INFLUENZATI DAL BOT. Lo scandalo Cambridge Analytica, scoppiato a marzo 2018, ha invece evidenziato l’effettiva capacità dei social media di pilotare la coscienza politica delle persone dando maggiore risalto a certe notizie e a certe fonti di informazione a discapito di altre.
Lo stesso Mark Zuckerberg, durante un’audizione di fronte al Senato degli Stati Uniti, ha promesso al mondo la realizzazione di sistemi di intelligenza artificiale in grado di bloccare sul nascere la diffusione delle fake news, sia in formato testuale che video. Facebook dovrebbe cominciare la sperimentazione di questa tecnologia già dai prossimi mesi, in occasione delle tornate elettorali che si terranno in Nigeria e in Sud Africa.

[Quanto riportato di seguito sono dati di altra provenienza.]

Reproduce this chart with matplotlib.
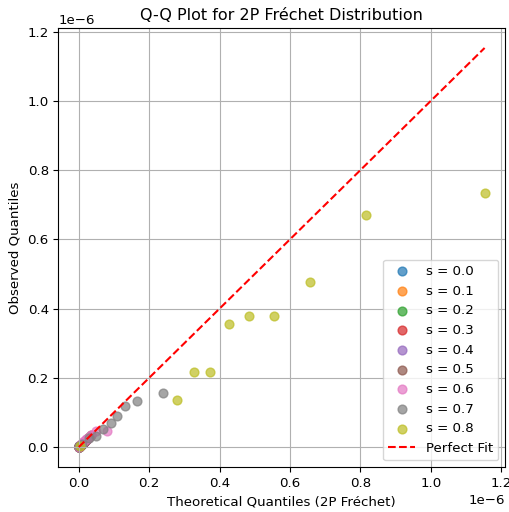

AI PER LA PACE. Un altro caso è quello che ha visto protagonisti, lo scorso anno, alcuni ricercatori e impiegati di Google. Questi erano venuti a conoscenza della circostanza che la grande G avrebbe messo, con il Project Maven (questo il nome in codice del progetto), le sue tecnologie a disposizione del Pentagono per classificare e riconoscere immagini catturate da droni. In particolare il timore era che sistemi di Intelligenza Artificiale di casa Google potessero essere impiegati per fornire indicazioni a droni killer o per identificare bersagli da assegnare ad armi autonome.

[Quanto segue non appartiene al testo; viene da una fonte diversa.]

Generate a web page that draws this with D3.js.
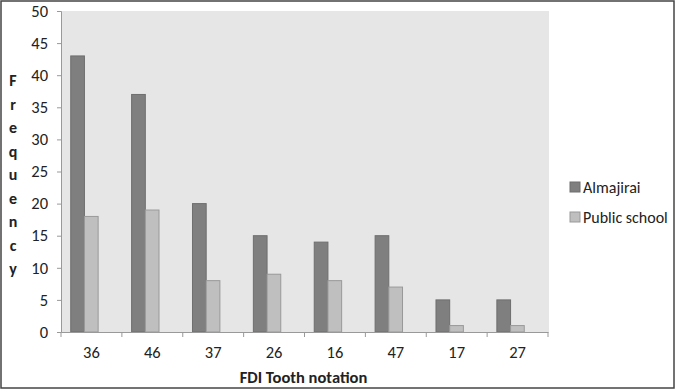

Google ha accolto l’obiezione di coscienza dei suoi dipendenti e ha redatto e condiviso un codice etico per l’Intelligenza Artificiale, nel quale si impegna a non realizzare sistemi o software che utilizzino l’AI per arrecare danno all’uomo. Insomma, una moderna rilettura delle tre leggi della robotica di Asimov.
Ma il Pentagono sembra lasciarsi condizionare da questo dietrofront e, interessato com'è a raggiungere i suoi obiettivi, investirà anche nel 2019 somme ingenti per lo sviluppo di armi basate sull’Intelligenza Artificiale.
La parola ora passa alle Nazioni Unite, che nel corso dei prossimi mesi hanno in agenda diversi incontri sul tema, con l’obiettivo finale di una messa al bando definitiva e anticipata su questi sistemi d’arma.
IL GRANDE FRATELLO È TRA NOI. Che dire poi di quanto sta accadendo in Cina? Il Paese asiatico ha ammesso, nel corso del 2018, di aver realizzato il più vasto e capillare sistema di sorveglianza al mondo. Centinaia di migliaia di telecamere sparse per tutto il paese e un potentissimo software di riconoscimento facciale in grado di identificare praticamente chiunque: malviventi, ricercati, ma anche comuni cittadini, dissidenti politici o avversari del potere costituito.
Le associazioni per la tutela dei diritti umani mettono in guardia contro questa tecnologia, che già oggi permette di riconoscere i volti di tutti noi sui social network, di seguire i nostri spostamenti, di controllare le nostre frequentazioni. Secondo gli esperti del MIT nel corso dei prossimi mesi il riconoscimento facciale si spingerà ancora oltre e assisteremo alla comparsa di sistemi in grado di identificare le nostre emozioni davanti allo schermo, davanti a una vetrina o a uno scaffale del supermercato.
Ma si può sperare che vedremo anche le prime regolamentazioni legali sull’utilizzo di questi sistemi così invasivi.